La lista è infinita. Ad unire queste uccisioni il fatto di non essere episodi, tragiche fatalità, ma il preciso esito della medesima violenza strutturale accettata tutti i giorni.
Un sistema di neutralizzazione selettiva che si gioca sempre sulle linee del privilegio, volta ad annientare tutti quei soggetti sociali non utili alla macchina neoliberista e problematici al discorso del potere.
Come il trentaseienne trovato morto in via Carracci a Bologna pochi giorni fa o l’anziano senza tetto settantacinquenne morto di freddo il mese scorso in via San felice, sempre a Bologna, entrambi spirati in pieno centro, a pochi passi da molteplici servizi e attività commerciali.
Intanto la sanità sprofonda inesorabilmente verso il baratro sotto gli occhi – e sulla pelle – di tutti, mentre Stato e amministrazioni si organizzano per portare la polizia anche all’interno degli ospedali e dei servizi socio-sanitari. Si parte da Roma, Milano, Napoli, ma si valuta anche per altre città e naturalmente per Bologna, dove al policlinico Sant’Orsola sono già stati sperimentati giubbotti antiggressione per gli infermieri.
Un approccio securitario che tende ad investire e a travolgere anche ambiti in cui tali ingerenze non sempre storicamente sono state così accettate, come a scuola, in cui l’intervento militare e poliziesco si fa sempre più violento.
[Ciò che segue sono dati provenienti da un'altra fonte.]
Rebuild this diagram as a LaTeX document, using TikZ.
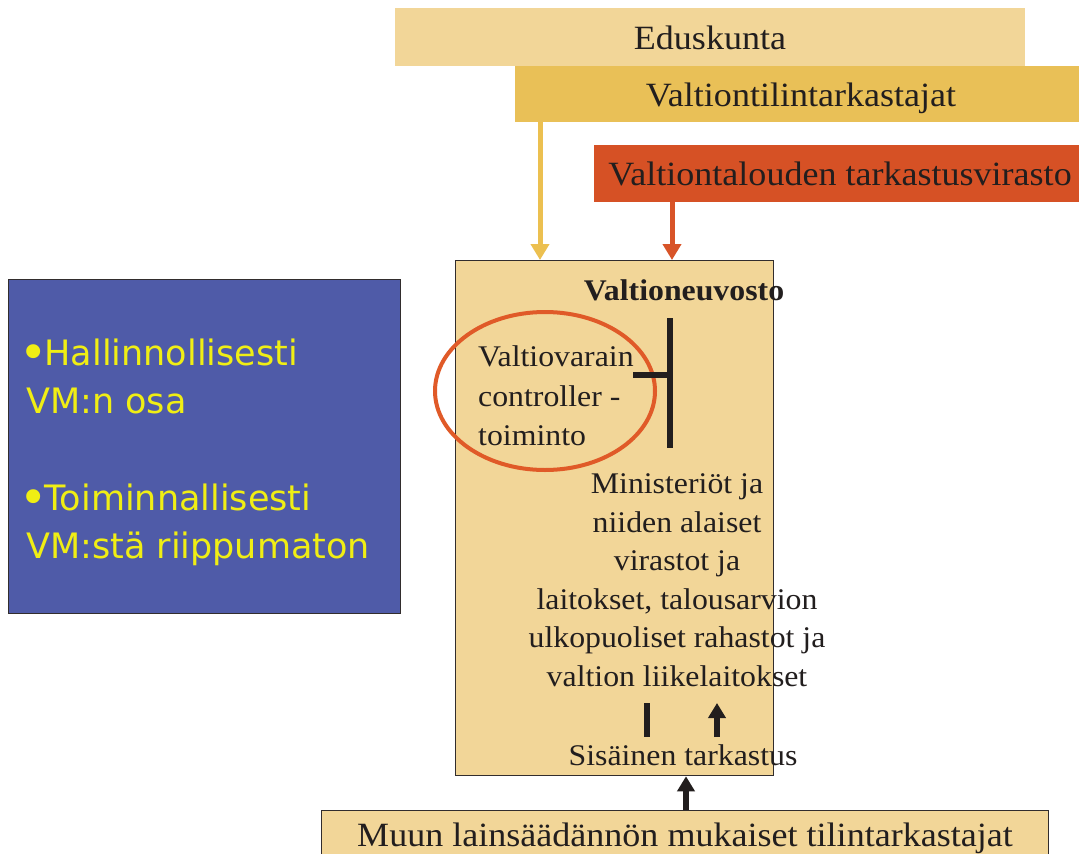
\documentclass[tikz,border=0pt]{standalone}
\usepackage{fontspec}
\setmainfont{Liberation Serif}[FakeStretch=1.06]
\newfontfamily\dvs{DejaVu Sans}
\usetikzlibrary{arrows.meta,shapes.geometric}
\definecolor{cEdu}{RGB}{242,214,152}
\definecolor{cVtt}{RGB}{233,192,87}
\definecolor{cVtv}{RGB}{214,81,37}
\definecolor{cTan}{RGB}{242,214,152}
\definecolor{cBlue}{RGB}{79,91,168}
\definecolor{cYel}{RGB}{240,238,20}
\definecolor{cOr}{RGB}{224,90,40}
\definecolor{cYArr}{RGB}{236,192,80}
\definecolor{cRArr}{RGB}{216,84,40}
\definecolor{cInk}{RGB}{34,30,30}
\definecolor{cBorder}{RGB}{50,45,45}
\newcommand\bigbul{{\fontsize{48}{48}\selectfont\hspace{-7pt}\raisebox{-4pt}{•}\hspace{-3pt}}}
\begin{document}
\begin{tikzpicture}[x=1pt,y=-1pt,
  plainbox/.style={draw=none, inner sep=0pt, outer sep=0pt, anchor=north west},
  framebox/.style={draw=cBorder, line width=1.3pt, inner sep=0pt, anchor=north west},
  lbl/.style={anchor=base, inner sep=0pt, text=cInk},
  bigtxt/.style={font=\fontsize{34}{40}\selectfont},
  midtxt/.style={font=\fontsize{30}{38.6}\selectfont},
  yarrow/.style={draw=cYArr, line width=5pt, -{Triangle[width=18pt,length=16pt]}},
  rarrow/.style={draw=cRArr, line width=5pt, -{Triangle[width=18pt,length=16pt]}},
  karrow/.style={draw=cInk, line width=6pt, -{Triangle[width=17pt,length=15pt]}},
  kbar/.style={draw=cInk, line width=6pt},
]
\useasboundingbox (0,0) rectangle (1079,854);
\clip (0,0) rectangle (1079,854);
\fill[white] (0,0) rectangle (1079,854);

% top boxes
\node[plainbox, fill=cEdu, minimum width=630pt, minimum height=58pt] (edu) at (395,8) {};
\node[plainbox, fill=cVtt, minimum width=570pt, minimum height=56pt] (vtt) at (515,66) {};
\node[plainbox, fill=cVtv, minimum width=490pt, minimum height=57pt] (vtv) at (594,145) {};
\node[lbl, bigtxt] (tEdu) at (710,49) {Eduskunta};
\node[lbl, bigtxt] (tVtt) at (801,106) {Valtiontilintarkastajat};
\node[lbl, bigtxt] (tVtv) at (840,185) {Valtiontalouden tarkastusvirasto};

% left blue box
\node[framebox, fill=cBlue, minimum width=392pt, minimum height=334pt] (blue) at (8,279) {};
\node[anchor=north west, inner sep=0pt, align=left, text=cYel,
      font=\dvs\fontsize{35}{48}\selectfont] (tBlue) at (26,338.5)
  {\bigbul Hallinnollisesti\\VM:n osa\\[49pt]\bigbul Toiminnallisesti\\VM:stä riippumaton};

% main box
\node[framebox, fill=cTan, minimum width=318pt, minimum height=515pt] (vn) at (455,260) {};
\node[lbl, font=\bfseries\fontsize{30}{36}\selectfont] (tVn) at (684,300) {Valtioneuvosto};
\node[anchor=north west, inner sep=0pt, align=left, text=cInk,
      font=\fontsize{30}{39.5}\selectfont] (tVv) at (478,345.5)
  {Valtiovarain\\controller -\\toiminto};
\node[draw=cOr, line width=4pt, ellipse, inner sep=0pt,
      minimum width=220pt, minimum height=158pt] (ell) at (545,391) {};
\coordinate (tTop) at (670,318);
\coordinate (tBot) at (670,448);
\coordinate (tArm) at (633,375);
\draw[kbar] (tTop) -- (tBot);
\draw[kbar] (tArm) -- (tArm -| tTop);
\node[anchor=north, inner sep=0pt, align=center, text=cInk, midtxt] (tMin) at (677,473.5)
  {Ministeriöt ja\\niiden alaiset\\virastot ja\\laitokset, talousarvion\\ulkopuoliset rahastot ja\\valtion liikelaitokset};
\coordinate (barTop) at (647,703);
\coordinate (barBot) at (647,737);
\draw[kbar] (barTop) -- (barBot);
\coordinate (upBot) at (717,737);
\coordinate (upTop) at (717,703);
\draw[karrow] (upBot) -- (upTop);
\node[lbl, font=\fontsize{30}{36}\selectfont] (tSis) at (683,765) {Sisäinen tarkastus};

% bottom box
\node[framebox, fill=cTan, minimum width=727pt, minimum height=70pt] (muu) at (321,810) {};
\node[lbl, bigtxt] (tMuu) at (685,846) {Muun lainsäädännön mukaiset tilintarkastajat};

% connectors
\draw[yarrow] (540,0 |- vtt.south) -- (540,0 |- vn.north);
\draw[rarrow] (672,0 |- vtv.south) -- (672,0 |- vn.north);
\draw[karrow] (686,0 |- muu.north) -- (686,0 |- vn.south);
\end{tikzpicture}
\end{document}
A Parma il 12 ottobre 2022 presso l’istituto tecnico Bodoni hanno fatto irruzione due agenti di polizia che hanno atterrato e immobilizzato con la forza uno studente di 14 anni.(Parma: fuori la polizia dalle scuole)
Nel 2021 a Fano un giovane studente è stato sottoposto a Tso (trattamento sanitario obbligatorio) e ricoverato al reparto psichiatrico di Pesaro soltanto perchè si rifiutava di indossare la mascherina.(Fano Tso su studente)
Gli studenti del Liceo Manzoni di Milano sono stati invece puniti per le loro rivendicazioni sui muri durante l’occupazione. Recitava il murals dipinto in palestra “Non saremo merce per chi lucra sulle nostre vite, stop alternanza”. E poi altre sparse “Salvini appeso”, “Meloni in piazzale Loreto”, “Fuoco sull’autorità”. Non essendo stato possibile individuare i responsabili tutte le famiglie sono state chiamate a risarcire. (Liceo Manzoni, i danni per le scritte li pagano le famglie)
Come per le rivolte dei detenuti, le sollevazioni degli studenti che hanno infiammato l’Italia dopo decine di mesi di isolamento sono finite duramente represse, finanche col carcere. Sono stati quattro i giovani che hanno pagato con mesi di misure cautelari l’aver osato alzare la testa contro l’aternanza scuola lavoro.
Ciò che è chiaro è che non conta da dove arriva la rabbia, la paura, la frustrazione e la sofferenza in crescente aumento, non importa cos’ha da dire chi non ha mai avuto voce, l’importante è contenere, sedare e reprimere.